A gym for robots that prefer IKEA to Unreal Engine
Reinforcement learning simulator built on real panoramic scans of actual buildings, not synthetic worlds.

What it does
The Matterport3D Simulator drops RL agents into 90 real indoor environments—homes, offices, churches, hotels—captured as dense 360° RGB-D panoramas. Agents look around, move between viewpoints, and navigate by natural language instructions. It’s essentially a training ground for vision-and-language navigation research, with C++ and Python APIs and a Dockerized build that (the authors hope) saves you from dependency hell.
The interesting bit
The visual complexity comes from reality, not a graphics engine. The dataset uses actual Matterport scans with all the messy detail—shiny surfaces, depth holes, awkward lighting—that synthetic environments usually sanitize away.
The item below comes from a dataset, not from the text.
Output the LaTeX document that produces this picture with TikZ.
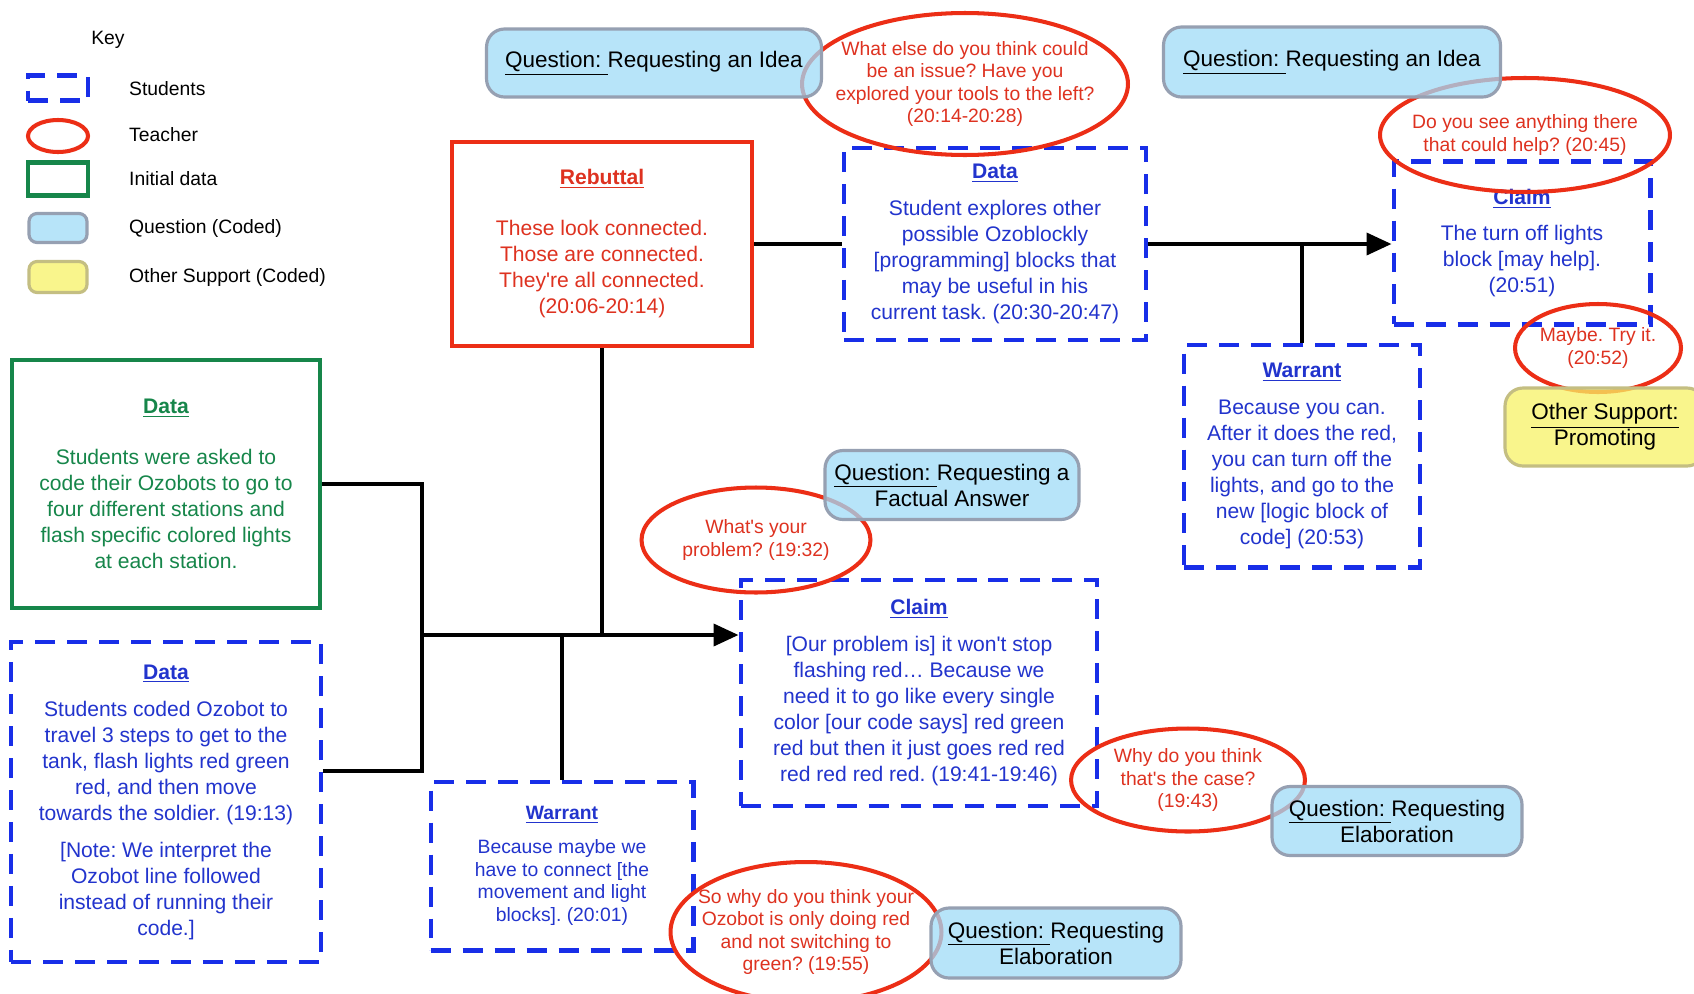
\documentclass[tikz,border=0pt]{standalone}
\usepackage{fontspec}
\setmainfont{Liberation Sans}
\usepackage{xcolor}
\definecolor{studBlue}{RGB}{24,46,232}
\definecolor{studText}{RGB}{34,52,205}
\definecolor{teachRed}{RGB}{236,46,22}
\definecolor{teachText}{RGB}{222,50,32}
\definecolor{initGreen}{RGB}{22,134,74}
\definecolor{quesFill}{RGB}{160,219,248}
\definecolor{quesEdge}{RGB}{150,160,178}
\definecolor{otherFill}{RGB}{248,242,102}
\definecolor{otherEdge}{RGB}{196,190,130}
\usepackage{tikz}
\usetikzlibrary{arrows.meta, shapes.geometric, calc}
\newcommand{\boxhead}[1]{\underline{\textbf{#1}}}
\frenchspacing

\begin{document}
\begin{tikzpicture}[x=0.02cm, y=-0.02cm,
		% body text of the argument boxes
		bodyText/.style={
			align=center,
			inner sep=0pt,
			font=\fontsize{12}{14.8}\selectfont
		},
		studBox/.style={bodyText, draw=studBlue, text=studText, line width=2.3pt, dash pattern=on 0.4cm off 0.24cm},
		rebutBox/.style={bodyText, draw=teachRed, text=teachText, line width=2.3pt},
		initBox/.style={bodyText, draw=initGreen, text=initGreen, line width=2.3pt},
		teachOval/.style={ellipse, draw=teachRed, line width=2.3pt, inner sep=0pt},
		teachWords/.style={
			text=teachText,
			align=center,
			inner sep=0pt,
			font=\fontsize{11}{12.8}\selectfont
		},
		teachRing/.style={draw=teachRed, line width=2.3pt},
		quesBox/.style={
			rounded corners=0.36cm,
			draw=quesEdge,
			fill=quesFill,
			fill opacity=0.75,
			text opacity=1,
			line width=1.8pt,
			align=center,
			inner sep=0pt,
			font=\fontsize{12.8}{14.8}\selectfont
		},
		otherBox/.style={quesBox, draw=otherEdge, fill=otherFill},
		keyLabel/.style={anchor=west, font=\fontsize{11}{13}\selectfont},
		link/.style={line width=2.2pt, black}
		]
		
		\useasboundingbox (0,0) rectangle (1694,994);
		\fill[white] (0,0) rectangle (1694,994);
		
		% key
		\node[font=\fontsize{11}{13}\selectfont] (keyHead) at (108,40) {Key};
		\node[studBox, minimum width=1.2cm, minimum height=0.5cm] (keyStud) at (58,88) {};
		\node[teachOval, minimum width=1.2cm, minimum height=0.64cm] (keyTeach) at (58,136) {};
		\node[initBox, minimum width=1.2cm, minimum height=0.66cm] (keyInit) at (58,179) {};
		\node[quesBox, rounded corners=0.16cm, minimum width=1.16cm, minimum height=0.58cm] (keyQues) at (58,228) {};
		\node[otherBox, rounded corners=0.16cm, minimum width=1.16cm, minimum height=0.62cm] (keyOther) at (58,277) {};
		\node[keyLabel] (keyStudText) at (123,89) {Students};
		\node[keyLabel] (keyTeachText) at (123,135) {Teacher};
		\node[keyLabel] (keyInitText) at (123,179) {Initial data};
		\node[keyLabel] (keyQuesText) at (123,228) {Question (Coded)};
		\node[keyLabel] (keyOtherText) at (123,277) {Other Support (Coded)};
		
		% first argument
		\node[initBox, minimum width=6.16cm, minimum height=4.96cm] (dataInit) at (166,484) {
			\boxhead{Data}\\[0.5cm] Students were asked to\\code their Ozobots to go to\\four different stations and\\flash specific colored lights\\at each station.
		};
		\node[studBox, minimum width=6.2cm, minimum height=6.4cm] (dataA) at (166,802) {
			\boxhead{Data}\\[0.22cm] Students coded Ozobot to\\travel 3 steps to get to the\\tank, flash lights red green\\red, and then move\\towards the soldier. (19:13)\\[0.22cm] {[}Note: We interpret the\\Ozobot line followed\\instead of running their\\code.{]}
		};
		\node[studBox, minimum width=7.14cm, minimum height=4.52cm] (claimA) at (919,693) {
			\boxhead{Claim}\\[0.22cm] {[}Our problem is{]} it won\textquotesingle t stop\\flashing red… Because we\\need it to go like every single\\color {[}our code says{]} red green\\red but then it just goes red red\\red red red red. (19:41-19:46)
		};
		\node[studBox, font=\fontsize{11}{13}\selectfont, minimum width=5.26cm, minimum height=3.38cm] (warrantA) at (562,866) {
			\boxhead{Warrant}\\[0.22cm] Because maybe we\\have to connect {[}the\\movement and light\\blocks{]}. (20:01)
		};
		\node[rebutBox, minimum width=6.02cm, minimum height=4.08cm] (rebuttal) at (602,244) {
			\boxhead{Rebuttal}\\[0.5cm] These look connected.\\Those are connected.\\They\textquotesingle re all connected.\\(20:06-20:14)
		};
		
		% second argument
		\node[studBox, minimum width=6.04cm, minimum height=3.84cm] (dataB) at (995,244) {
			\boxhead{Data}\\[0.22cm] Student explores other\\possible Ozoblockly\\{[}programming{]} blocks that\\may be useful in his\\current task. (20:30-20:47)
		};
		\node[studBox, minimum width=5.14cm, minimum height=3.26cm] (claimB) at (1522,243) {
			\boxhead{Claim}\\[0.2cm] The turn off lights\\block {[}may help{]}.\\(20:51)
		};
		\node[studBox, minimum width=4.72cm, minimum height=4.46cm] (warrantB) at (1302,456) {
			\boxhead{Warrant}\\[0.22cm] Because you can.\\After it does the red,\\you can turn off the\\lights, and go to the\\new {[}logic block of\\code{]} (20:53)
		};
		
		% connectors
		\coordinate (join) at (422,635);
		\coordinate (dataAout) at ($(dataA.east)+(0,-31)$);
		\draw[link] (dataInit.east) -| (join);
		\draw[link] (dataAout) -| (join);
		\draw[link, -{Triangle[length=0.5cm, width=0.44cm]}] (join) -- (join -| claimA.west);
		\draw[link] (rebuttal.south) -- (rebuttal.south |- join);
		\draw[link] (warrantA.north) -- (warrantA.north |- join);
		\draw[link] (rebuttal.east) -- (dataB.west);
		\draw[link, -{Triangle[length=0.5cm, width=0.44cm]}] (dataB.east) -- (dataB.east -| claimB.west);
		\draw[link] (warrantB.north) -- (warrantB.north |- dataB.east);
		
		% teacher moves
		\node[teachWords] (tElse) at (965,84) {
			What else do you think could\\be an issue? Have you\\explored your tools to the left?\\(20:14-20:28)
		};
		\draw[teachRing] (tElse) ellipse [x radius=3.26cm, y radius=1.42cm];
		\node[teachWords] (tSee) at (1525,135) {
			Do you see anything there\\that could help? (20:45)
		};
		\draw[teachRing] (tSee) ellipse [x radius=2.9cm, y radius=1.14cm];
		\node[teachWords] (tMaybe) at (1598,348) {
			Maybe. Try it.\\(20:52)
		};
		\draw[teachRing] (tMaybe) ellipse [x radius=1.66cm, y radius=0.88cm];
		\node[teachWords] (tProb) at (756,540) {
			What\textquotesingle s your\\problem? (19:32)
		};
		\draw[teachRing] (tProb) ellipse [x radius=2.29cm, y radius=1.05cm];
		\node[teachWords] (tCase) at (1188,780) {
			Why do you think\\that\textquotesingle s the case?\\(19:43)
		};
		\draw[teachRing] (tCase) ellipse [x radius=2.34cm, y radius=1.03cm];
		\node[teachWords] (tWhy) at (806,932) {
			So why do you think your\\Ozobot is only doing red\\and not switching to\\green? (19:55)
		};
		\draw[teachRing] (tWhy) ellipse [x radius=2.71cm, y radius=1.4cm];
		
		% coded questions
		\node[quesBox, minimum width=6.7cm, minimum height=1.36cm] (qIdeaA) at (654,63) {\underline{Question:\ }Requesting an Idea};
		\node[quesBox, minimum width=6.74cm, minimum height=1.4cm] (qIdeaB) at (1332,62) {\underline{Question:\ }Requesting an Idea};
		\node[quesBox, minimum width=5.08cm, minimum height=1.38cm] (qFact) at (952,485) {\underline{Question:\ }Requesting a\\Factual Answer};
		\node[quesBox, minimum width=5cm, minimum height=1.38cm] (qElabB) at (1397,821) {\underline{Question:\ }Requesting\\Elaboration};
		\node[quesBox, minimum width=5cm, minimum height=1.4cm] (qElabA) at (1056,943) {\underline{Question:\ }Requesting\\Elaboration};
		\node[otherBox, minimum width=4cm, minimum height=1.56cm] (oSupport) at (1605,427) {\underline{Other Support:}\\Promoting};
		
	\end{tikzpicture}
\end{document}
The simulator renders off-screen at ~1000 fps on a Titan X, which is fast enough that the “real images” trade-off doesn’t mean “real slow.”
Key highlights
- 90 indoor scenes, 8–349 viewpoints each, ~2.25m apart across full walkable floorplans
- Real RGB-D output (not synthetic); depth enabled via preprocessing script
- Three rendering backends: GPU (OpenGL/X11), off-screen GPU (EGL, recommended), off-screen CPU (OSMesa)
- Batched multi-agent support since the 2019 update; v0.1 tag preserved for API stability
- Ships with Room-to-Room (R2R) task data, EvalAI leaderboard, and web interface for AMT data collection
Caveats
- Dataset access requires request/approval; minimum 50 GB RAM for full timing test
- Depth-to-RGB alignment is approximate; perfect alignment needs manual re-stitching from undistorted color images
- Docker + nvidia-docker2.0 effectively mandatory unless you enjoy local dependency archaeology
Verdict
Grab this if you’re doing embodied navigation, instruction-following, or any RL research where synthetic environments feel too clean. Skip it if you need outdoor scenes, perfect depth-RGB alignment, or a quick-start without dataset paperwork.